Emma: I considered their experience and deliverables. For example, the cake provider was recommended by my wife and the decorator has more than 20 years of experience. I decided to get Kabale-based service providers to support my people. The tents, tables, chairs, music and food were also locally sourced.
How did you choose the celebrant?
Emma: My father approached retired Bishop of Kigezi Diocese, George Katwesigye and the bishop in return asked to meet us for premarital counselling.
What were you doing on your wedding eve?
Emma: It was our introduction and kuhingira ceremony after which I had my bachelor’s party for my friends in Kabale at a hangout called Shield and we later hopped to another one called Mist. I had previously had one party in Kampala.
Were you disappointed in any way?
Emma: No, I was just worried about the weather but God granted us the best.

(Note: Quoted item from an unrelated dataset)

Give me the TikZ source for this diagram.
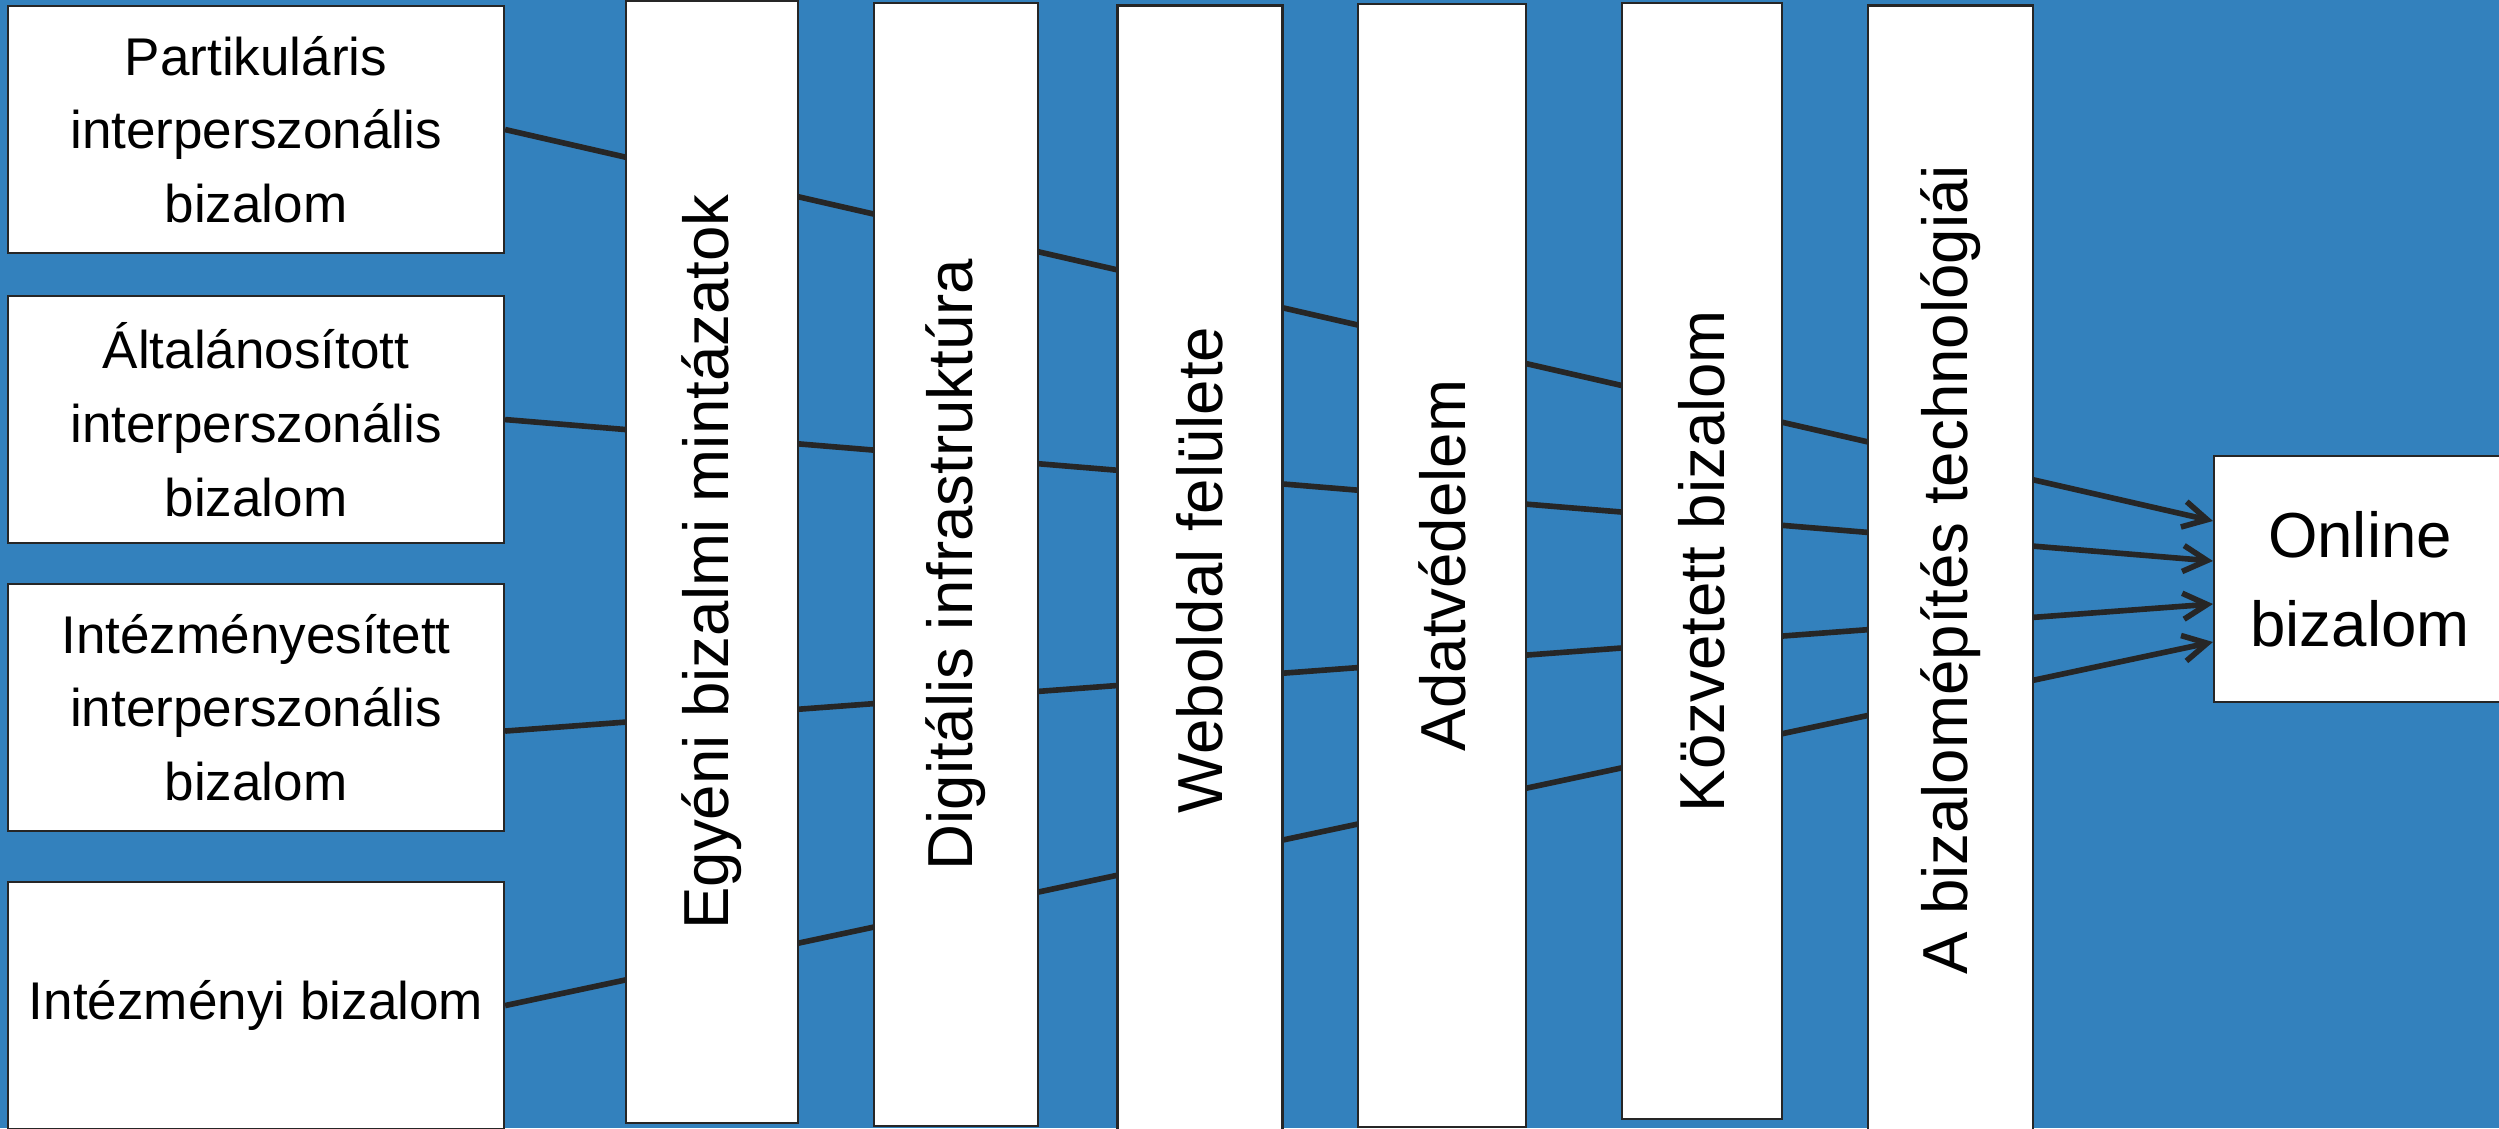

What did you enjoy the most?
Emma: The church moment as we exchanged vows and seeing people who sacrificed their time and money to come to the Kigezi hills turn up in big numbers. I enjoyed the company of my workmates from Kampala and Kigali. My two maternal grandmas attending my wedding. One of my grandmas, I was told that after receiving the wedding invitation, she would look at it every day in anticipation of the function.

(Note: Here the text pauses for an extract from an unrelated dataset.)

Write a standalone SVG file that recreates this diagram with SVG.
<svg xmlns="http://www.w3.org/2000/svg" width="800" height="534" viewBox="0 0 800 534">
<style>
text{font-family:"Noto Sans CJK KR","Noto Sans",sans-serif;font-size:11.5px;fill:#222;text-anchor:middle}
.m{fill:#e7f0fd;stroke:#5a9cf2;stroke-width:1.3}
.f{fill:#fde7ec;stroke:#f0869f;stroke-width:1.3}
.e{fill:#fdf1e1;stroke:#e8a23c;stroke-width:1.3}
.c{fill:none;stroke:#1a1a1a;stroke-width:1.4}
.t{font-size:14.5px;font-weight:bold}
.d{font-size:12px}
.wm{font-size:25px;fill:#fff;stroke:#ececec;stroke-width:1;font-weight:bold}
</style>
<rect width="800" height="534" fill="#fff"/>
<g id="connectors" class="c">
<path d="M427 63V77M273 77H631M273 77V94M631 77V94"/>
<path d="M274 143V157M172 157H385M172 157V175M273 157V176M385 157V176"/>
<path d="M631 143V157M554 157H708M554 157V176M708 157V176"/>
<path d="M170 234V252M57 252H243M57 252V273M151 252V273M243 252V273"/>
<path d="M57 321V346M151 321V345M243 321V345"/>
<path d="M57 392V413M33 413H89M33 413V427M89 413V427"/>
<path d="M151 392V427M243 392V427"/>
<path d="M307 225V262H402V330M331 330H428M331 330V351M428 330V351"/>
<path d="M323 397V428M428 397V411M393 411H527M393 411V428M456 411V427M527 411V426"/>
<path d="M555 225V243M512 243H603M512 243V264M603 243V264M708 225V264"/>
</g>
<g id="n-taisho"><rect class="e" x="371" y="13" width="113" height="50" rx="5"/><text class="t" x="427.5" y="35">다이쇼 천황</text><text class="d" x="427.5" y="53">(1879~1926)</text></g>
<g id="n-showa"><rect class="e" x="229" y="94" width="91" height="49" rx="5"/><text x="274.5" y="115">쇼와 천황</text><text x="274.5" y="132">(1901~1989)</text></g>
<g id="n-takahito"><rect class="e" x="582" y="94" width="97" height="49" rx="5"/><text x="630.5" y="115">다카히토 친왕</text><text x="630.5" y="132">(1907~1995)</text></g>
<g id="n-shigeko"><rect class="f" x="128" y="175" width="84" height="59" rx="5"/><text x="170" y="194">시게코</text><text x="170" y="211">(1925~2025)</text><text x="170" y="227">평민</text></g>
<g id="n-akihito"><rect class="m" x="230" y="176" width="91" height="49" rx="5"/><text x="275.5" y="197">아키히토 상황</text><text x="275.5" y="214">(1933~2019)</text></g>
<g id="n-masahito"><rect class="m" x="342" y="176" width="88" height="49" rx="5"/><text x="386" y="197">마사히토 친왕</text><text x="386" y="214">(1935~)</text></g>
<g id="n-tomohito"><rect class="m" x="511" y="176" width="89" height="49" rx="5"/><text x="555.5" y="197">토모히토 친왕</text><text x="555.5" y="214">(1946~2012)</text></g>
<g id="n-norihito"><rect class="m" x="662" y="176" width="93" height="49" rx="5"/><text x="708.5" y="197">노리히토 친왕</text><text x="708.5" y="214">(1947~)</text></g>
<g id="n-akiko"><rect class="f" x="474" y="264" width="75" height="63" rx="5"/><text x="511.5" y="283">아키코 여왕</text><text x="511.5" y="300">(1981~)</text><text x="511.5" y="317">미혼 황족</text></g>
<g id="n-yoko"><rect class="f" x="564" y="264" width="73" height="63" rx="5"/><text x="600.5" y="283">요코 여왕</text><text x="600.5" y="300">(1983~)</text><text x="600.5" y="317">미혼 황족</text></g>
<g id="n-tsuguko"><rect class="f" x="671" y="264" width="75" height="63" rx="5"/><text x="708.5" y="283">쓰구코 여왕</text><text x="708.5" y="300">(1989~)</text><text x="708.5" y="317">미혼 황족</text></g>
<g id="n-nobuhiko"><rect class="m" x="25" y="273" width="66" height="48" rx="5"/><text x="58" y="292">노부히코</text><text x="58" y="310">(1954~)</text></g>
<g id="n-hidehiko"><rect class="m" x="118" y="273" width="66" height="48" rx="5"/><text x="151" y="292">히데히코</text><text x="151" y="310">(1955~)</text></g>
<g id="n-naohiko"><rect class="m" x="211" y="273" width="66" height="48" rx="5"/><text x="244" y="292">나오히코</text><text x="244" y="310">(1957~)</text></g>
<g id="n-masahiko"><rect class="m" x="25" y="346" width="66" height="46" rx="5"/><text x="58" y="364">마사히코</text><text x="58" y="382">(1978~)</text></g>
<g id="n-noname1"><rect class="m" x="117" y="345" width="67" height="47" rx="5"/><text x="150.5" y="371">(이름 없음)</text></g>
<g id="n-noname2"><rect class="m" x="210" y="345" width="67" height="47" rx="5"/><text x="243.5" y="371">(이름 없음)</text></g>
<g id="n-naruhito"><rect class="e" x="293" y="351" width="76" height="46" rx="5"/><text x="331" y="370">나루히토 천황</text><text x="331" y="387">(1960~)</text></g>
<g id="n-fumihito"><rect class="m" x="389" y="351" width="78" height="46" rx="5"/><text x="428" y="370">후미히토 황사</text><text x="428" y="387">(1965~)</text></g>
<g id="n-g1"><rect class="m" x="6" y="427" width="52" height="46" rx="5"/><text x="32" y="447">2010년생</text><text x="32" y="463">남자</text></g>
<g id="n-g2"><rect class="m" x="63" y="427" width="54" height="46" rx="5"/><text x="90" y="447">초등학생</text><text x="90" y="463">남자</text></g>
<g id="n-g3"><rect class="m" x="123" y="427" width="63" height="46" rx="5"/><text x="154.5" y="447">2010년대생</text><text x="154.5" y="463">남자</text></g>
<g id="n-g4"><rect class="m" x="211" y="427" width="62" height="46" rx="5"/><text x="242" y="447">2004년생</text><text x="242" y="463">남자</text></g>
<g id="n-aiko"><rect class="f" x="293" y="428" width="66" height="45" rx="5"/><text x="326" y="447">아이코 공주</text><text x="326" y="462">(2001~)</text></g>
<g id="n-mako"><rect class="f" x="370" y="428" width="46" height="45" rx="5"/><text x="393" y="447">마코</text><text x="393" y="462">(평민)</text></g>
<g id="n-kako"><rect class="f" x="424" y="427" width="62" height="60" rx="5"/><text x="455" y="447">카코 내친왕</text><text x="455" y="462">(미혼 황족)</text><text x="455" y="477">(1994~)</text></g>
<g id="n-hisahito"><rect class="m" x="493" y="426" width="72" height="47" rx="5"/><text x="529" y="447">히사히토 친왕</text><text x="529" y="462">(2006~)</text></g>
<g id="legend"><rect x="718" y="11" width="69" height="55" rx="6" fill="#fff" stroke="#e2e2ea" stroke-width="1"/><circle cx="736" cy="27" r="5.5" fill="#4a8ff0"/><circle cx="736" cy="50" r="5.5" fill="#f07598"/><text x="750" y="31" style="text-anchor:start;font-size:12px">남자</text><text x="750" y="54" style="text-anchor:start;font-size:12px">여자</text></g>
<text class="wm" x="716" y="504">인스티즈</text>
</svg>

Sarah: The MCs were hilarious. I laughed until my ribs hurt.
What went through your mind during the ceremony?
Emma: I was excited as we exchanged vows and achieved the life-time milestone.
Sarah: The vows we made in church echoed through my mind and I was praying to God that I never let down my partner and the people who witnessed our union.
Did you go for premarital counselling?
Emma: Yes, we had three sessions. One with the Vicar of All Saints Church where we were taught about marriage the purpose of marriage, tolerance, true love and also the importance of sex in marriage.
We learnt that marriage requires love, patience and understanding each other.
Bishop Katwesigye who wedded us also dedicated about an hour as he advised us on how to handle situations that may arise in marriage.
Sarah: At St Luke Church, Rev Henry Nzana also asked us about our expectations and fears and advised us on how to live in harmony as a couple.
What do you advise those planning to wed?
Emma: Before we decided to get married it was a “hard paper” but after making up our minds, we were ready for marriage then we hit the ground running. First identify that person you genuinely love.
Sarah: Know and understand each other before making a commitment. Actively participate in the preparations of your functions to avoid disappointments.
My suit cost Shs700,000 from Olive Garments on Jumbo Arcade. We wanted something that was in line with the theme colours that would come out smart.
Justus Rukundo of Iris Media Limited in Kabale and Kabale Photo Studio. They got the job because of their good quality work, experience in videography and affordability.